OBJECTIVE: From the entries below, copy every line where the string "matplotlib" appears.

Entries with chart source code

◆ ◆ ◆ ◆ ◆ ◆ ◆

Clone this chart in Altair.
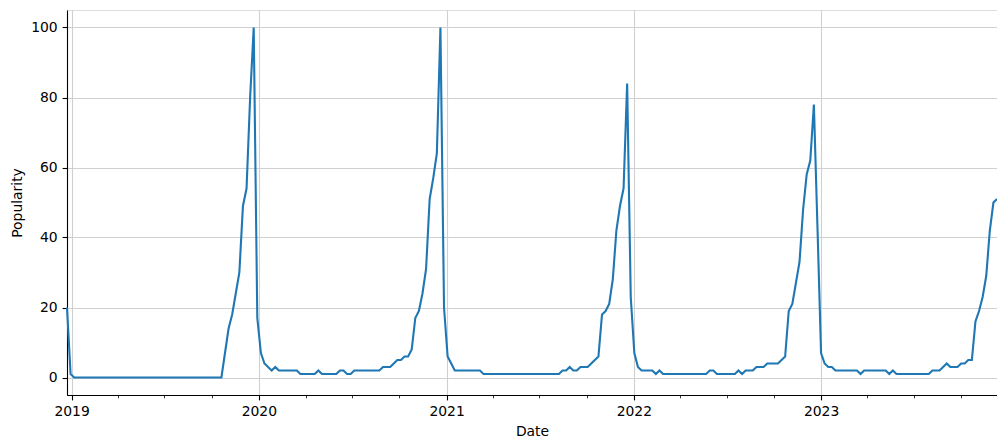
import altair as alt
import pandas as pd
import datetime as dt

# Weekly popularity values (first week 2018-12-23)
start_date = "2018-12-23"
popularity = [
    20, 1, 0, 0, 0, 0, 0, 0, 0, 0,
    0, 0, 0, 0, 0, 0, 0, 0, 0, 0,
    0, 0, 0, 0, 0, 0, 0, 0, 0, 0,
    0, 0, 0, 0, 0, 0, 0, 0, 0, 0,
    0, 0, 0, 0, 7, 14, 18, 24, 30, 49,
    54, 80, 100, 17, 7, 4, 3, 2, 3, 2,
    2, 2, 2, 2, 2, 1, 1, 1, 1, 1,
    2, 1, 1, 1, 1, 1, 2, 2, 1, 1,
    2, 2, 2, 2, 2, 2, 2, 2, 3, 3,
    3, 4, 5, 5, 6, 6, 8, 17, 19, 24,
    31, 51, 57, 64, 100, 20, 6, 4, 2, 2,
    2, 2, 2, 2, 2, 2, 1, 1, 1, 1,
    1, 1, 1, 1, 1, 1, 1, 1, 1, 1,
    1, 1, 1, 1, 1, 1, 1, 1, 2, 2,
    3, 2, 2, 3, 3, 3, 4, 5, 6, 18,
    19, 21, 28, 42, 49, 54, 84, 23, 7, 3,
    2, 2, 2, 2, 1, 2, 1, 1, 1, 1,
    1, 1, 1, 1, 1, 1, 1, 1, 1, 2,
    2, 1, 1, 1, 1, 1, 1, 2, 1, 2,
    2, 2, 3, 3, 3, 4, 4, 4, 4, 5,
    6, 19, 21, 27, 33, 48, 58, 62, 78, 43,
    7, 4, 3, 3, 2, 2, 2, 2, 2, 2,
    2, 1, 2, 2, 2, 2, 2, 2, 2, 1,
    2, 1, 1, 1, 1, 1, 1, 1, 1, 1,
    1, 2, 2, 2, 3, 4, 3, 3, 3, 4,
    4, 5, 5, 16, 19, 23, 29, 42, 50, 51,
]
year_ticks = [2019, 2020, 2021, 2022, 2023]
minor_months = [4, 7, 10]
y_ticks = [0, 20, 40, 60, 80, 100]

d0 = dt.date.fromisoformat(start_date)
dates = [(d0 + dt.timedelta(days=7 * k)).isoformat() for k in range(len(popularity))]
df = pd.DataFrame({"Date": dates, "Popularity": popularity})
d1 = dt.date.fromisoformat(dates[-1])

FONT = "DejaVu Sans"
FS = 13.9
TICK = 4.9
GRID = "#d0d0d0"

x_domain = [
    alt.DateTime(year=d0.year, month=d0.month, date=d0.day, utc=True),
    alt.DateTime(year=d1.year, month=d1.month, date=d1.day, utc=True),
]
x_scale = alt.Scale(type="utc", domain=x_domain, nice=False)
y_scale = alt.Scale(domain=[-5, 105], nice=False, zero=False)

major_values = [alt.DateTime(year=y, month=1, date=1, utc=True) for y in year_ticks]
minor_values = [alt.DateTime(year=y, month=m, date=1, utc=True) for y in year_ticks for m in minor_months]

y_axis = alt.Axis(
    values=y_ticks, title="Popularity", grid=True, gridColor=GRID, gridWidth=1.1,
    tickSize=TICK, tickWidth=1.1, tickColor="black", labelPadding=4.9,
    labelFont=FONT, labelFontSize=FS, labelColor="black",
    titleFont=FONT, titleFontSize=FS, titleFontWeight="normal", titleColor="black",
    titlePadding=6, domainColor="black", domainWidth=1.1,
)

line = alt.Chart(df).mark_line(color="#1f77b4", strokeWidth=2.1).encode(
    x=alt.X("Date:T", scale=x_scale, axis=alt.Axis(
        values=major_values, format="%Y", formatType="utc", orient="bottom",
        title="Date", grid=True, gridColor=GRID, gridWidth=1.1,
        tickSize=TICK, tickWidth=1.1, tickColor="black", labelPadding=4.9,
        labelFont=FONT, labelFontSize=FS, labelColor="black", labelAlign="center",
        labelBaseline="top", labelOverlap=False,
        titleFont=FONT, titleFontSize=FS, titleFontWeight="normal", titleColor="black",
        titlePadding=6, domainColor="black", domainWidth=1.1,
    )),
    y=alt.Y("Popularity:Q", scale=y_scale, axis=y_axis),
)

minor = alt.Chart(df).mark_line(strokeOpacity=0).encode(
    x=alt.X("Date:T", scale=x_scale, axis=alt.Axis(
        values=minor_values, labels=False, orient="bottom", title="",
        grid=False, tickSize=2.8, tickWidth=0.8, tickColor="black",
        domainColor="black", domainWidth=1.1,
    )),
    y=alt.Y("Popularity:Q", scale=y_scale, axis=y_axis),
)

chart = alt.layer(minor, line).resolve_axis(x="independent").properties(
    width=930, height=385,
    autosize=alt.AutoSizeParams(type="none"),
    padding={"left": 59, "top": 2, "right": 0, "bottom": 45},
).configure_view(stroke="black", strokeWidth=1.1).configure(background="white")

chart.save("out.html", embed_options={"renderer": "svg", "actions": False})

◆ ◆ ◆ ◆ ◆ ◆ ◆

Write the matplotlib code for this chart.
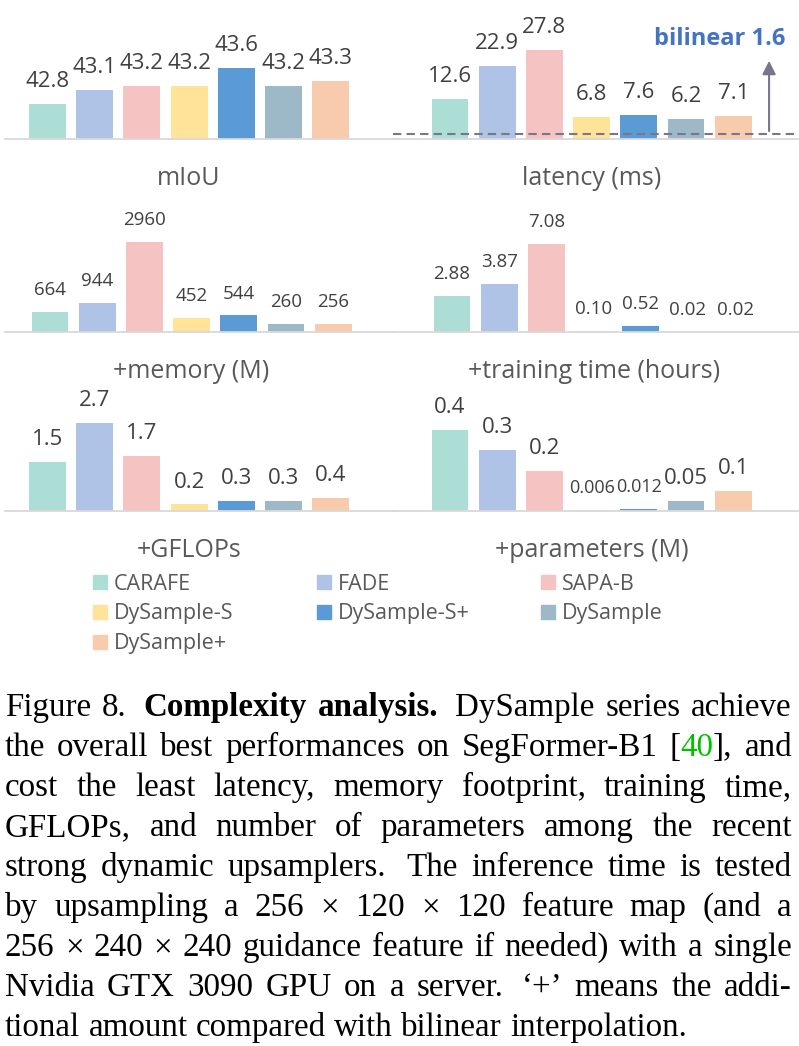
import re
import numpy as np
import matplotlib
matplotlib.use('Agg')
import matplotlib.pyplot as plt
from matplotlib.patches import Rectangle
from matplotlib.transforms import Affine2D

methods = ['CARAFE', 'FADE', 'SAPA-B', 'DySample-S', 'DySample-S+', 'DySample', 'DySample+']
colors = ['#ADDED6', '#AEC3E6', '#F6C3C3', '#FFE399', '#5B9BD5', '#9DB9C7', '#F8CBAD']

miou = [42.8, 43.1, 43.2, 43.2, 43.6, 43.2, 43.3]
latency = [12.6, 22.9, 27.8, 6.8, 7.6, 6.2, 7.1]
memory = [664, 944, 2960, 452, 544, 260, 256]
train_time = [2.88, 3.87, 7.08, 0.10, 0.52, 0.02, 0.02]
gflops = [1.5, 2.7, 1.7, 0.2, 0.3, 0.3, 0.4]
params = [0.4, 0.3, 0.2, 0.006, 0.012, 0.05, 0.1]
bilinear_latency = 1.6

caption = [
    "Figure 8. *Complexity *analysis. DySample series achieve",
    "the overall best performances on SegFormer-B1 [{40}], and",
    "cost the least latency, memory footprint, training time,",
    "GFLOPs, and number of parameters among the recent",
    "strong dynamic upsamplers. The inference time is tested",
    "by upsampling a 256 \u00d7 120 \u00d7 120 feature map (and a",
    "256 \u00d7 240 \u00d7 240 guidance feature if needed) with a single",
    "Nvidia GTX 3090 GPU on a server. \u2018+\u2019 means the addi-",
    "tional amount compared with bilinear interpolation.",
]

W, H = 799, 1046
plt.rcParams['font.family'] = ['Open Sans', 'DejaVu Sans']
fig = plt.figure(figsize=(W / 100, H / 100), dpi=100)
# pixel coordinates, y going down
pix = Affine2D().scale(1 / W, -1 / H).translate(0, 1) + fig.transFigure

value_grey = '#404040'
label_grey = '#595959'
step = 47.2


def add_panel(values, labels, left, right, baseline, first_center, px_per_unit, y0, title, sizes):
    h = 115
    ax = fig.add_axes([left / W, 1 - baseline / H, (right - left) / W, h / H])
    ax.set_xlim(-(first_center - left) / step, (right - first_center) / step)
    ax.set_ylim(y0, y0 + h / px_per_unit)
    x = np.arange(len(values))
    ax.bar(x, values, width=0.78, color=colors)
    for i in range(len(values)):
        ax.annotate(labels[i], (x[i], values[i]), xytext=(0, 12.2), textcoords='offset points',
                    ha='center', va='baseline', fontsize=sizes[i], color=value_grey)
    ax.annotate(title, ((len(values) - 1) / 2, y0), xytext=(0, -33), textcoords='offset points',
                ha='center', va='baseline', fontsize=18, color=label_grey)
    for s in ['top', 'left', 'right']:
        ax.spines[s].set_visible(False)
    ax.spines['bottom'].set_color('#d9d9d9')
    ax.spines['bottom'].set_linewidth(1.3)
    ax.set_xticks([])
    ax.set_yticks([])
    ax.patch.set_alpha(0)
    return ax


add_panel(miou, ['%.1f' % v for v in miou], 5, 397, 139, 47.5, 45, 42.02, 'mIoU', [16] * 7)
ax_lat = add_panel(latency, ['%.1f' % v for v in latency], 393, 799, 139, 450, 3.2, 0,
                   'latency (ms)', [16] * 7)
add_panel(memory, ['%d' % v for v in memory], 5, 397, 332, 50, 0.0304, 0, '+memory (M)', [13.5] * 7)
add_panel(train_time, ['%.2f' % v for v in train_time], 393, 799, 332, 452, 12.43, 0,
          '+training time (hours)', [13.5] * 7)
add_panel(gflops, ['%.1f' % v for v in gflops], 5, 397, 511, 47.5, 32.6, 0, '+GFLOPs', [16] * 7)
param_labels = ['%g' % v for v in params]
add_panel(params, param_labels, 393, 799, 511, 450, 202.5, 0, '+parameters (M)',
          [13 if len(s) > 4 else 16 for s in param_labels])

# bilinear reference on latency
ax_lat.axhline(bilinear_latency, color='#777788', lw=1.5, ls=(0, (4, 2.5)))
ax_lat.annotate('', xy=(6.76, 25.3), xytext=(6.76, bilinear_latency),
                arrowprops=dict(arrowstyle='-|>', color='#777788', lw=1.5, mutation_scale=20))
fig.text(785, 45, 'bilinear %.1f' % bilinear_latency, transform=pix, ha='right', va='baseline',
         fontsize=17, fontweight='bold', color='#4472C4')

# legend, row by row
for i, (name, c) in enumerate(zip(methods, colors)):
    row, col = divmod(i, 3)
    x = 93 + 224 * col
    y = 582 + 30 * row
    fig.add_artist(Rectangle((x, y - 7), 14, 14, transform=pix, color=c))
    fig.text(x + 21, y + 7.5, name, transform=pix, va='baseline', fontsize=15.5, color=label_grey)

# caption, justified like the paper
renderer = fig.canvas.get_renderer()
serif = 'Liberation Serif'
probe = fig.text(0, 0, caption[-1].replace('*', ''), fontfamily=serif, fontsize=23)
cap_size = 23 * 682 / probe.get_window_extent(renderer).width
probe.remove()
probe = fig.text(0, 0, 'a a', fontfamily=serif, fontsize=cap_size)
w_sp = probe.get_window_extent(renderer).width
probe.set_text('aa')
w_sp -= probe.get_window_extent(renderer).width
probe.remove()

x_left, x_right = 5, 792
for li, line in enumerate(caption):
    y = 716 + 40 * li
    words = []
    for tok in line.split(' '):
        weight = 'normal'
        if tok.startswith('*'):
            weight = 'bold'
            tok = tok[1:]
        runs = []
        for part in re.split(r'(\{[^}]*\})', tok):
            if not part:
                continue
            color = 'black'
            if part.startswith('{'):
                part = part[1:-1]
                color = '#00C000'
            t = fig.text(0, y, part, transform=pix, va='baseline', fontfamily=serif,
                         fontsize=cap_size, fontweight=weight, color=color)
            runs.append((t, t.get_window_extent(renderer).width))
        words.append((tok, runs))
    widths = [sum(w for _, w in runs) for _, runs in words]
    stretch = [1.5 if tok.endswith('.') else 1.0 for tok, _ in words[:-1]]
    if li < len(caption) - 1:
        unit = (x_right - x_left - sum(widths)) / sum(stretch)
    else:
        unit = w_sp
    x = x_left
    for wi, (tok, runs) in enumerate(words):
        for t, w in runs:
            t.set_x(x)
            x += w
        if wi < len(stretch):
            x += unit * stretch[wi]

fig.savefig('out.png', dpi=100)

◆ ◆ ◆ ◆ ◆ ◆ ◆

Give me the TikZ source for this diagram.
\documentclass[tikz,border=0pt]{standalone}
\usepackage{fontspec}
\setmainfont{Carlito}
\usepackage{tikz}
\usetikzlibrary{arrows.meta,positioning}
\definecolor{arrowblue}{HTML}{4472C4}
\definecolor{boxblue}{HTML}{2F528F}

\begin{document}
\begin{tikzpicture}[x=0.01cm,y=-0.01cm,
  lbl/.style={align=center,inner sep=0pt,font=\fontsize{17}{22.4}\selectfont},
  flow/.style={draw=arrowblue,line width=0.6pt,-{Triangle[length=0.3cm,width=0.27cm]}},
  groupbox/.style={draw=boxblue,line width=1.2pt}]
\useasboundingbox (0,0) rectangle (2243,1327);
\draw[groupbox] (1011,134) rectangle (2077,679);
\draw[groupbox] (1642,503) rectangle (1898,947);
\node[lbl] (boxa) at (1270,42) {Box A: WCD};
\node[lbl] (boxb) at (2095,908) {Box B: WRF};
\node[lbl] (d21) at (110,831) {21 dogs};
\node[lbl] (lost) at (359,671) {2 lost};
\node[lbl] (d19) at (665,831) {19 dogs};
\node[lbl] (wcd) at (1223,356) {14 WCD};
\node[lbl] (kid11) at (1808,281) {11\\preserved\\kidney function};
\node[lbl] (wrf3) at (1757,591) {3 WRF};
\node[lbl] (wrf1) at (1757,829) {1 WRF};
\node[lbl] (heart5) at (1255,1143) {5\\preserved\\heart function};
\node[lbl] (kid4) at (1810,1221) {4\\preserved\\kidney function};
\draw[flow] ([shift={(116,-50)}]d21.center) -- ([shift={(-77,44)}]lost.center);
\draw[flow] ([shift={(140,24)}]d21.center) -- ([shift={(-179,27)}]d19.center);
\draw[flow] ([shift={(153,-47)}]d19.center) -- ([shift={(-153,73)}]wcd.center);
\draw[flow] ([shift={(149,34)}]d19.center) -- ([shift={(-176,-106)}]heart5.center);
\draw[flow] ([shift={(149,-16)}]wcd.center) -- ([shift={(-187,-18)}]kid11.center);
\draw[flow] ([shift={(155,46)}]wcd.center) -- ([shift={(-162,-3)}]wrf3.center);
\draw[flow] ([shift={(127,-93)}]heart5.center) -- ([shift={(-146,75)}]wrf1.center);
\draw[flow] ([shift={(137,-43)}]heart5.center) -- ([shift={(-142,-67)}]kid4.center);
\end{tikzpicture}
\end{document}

◆ ◆ ◆ ◆ ◆ ◆ ◆

WRITTEN REPLY:
Write the matplotlib code for this chart.
import matplotlib
matplotlib.use('Agg')
import matplotlib.pyplot as plt
from matplotlib.patches import Rectangle
from matplotlib.transforms import Affine2D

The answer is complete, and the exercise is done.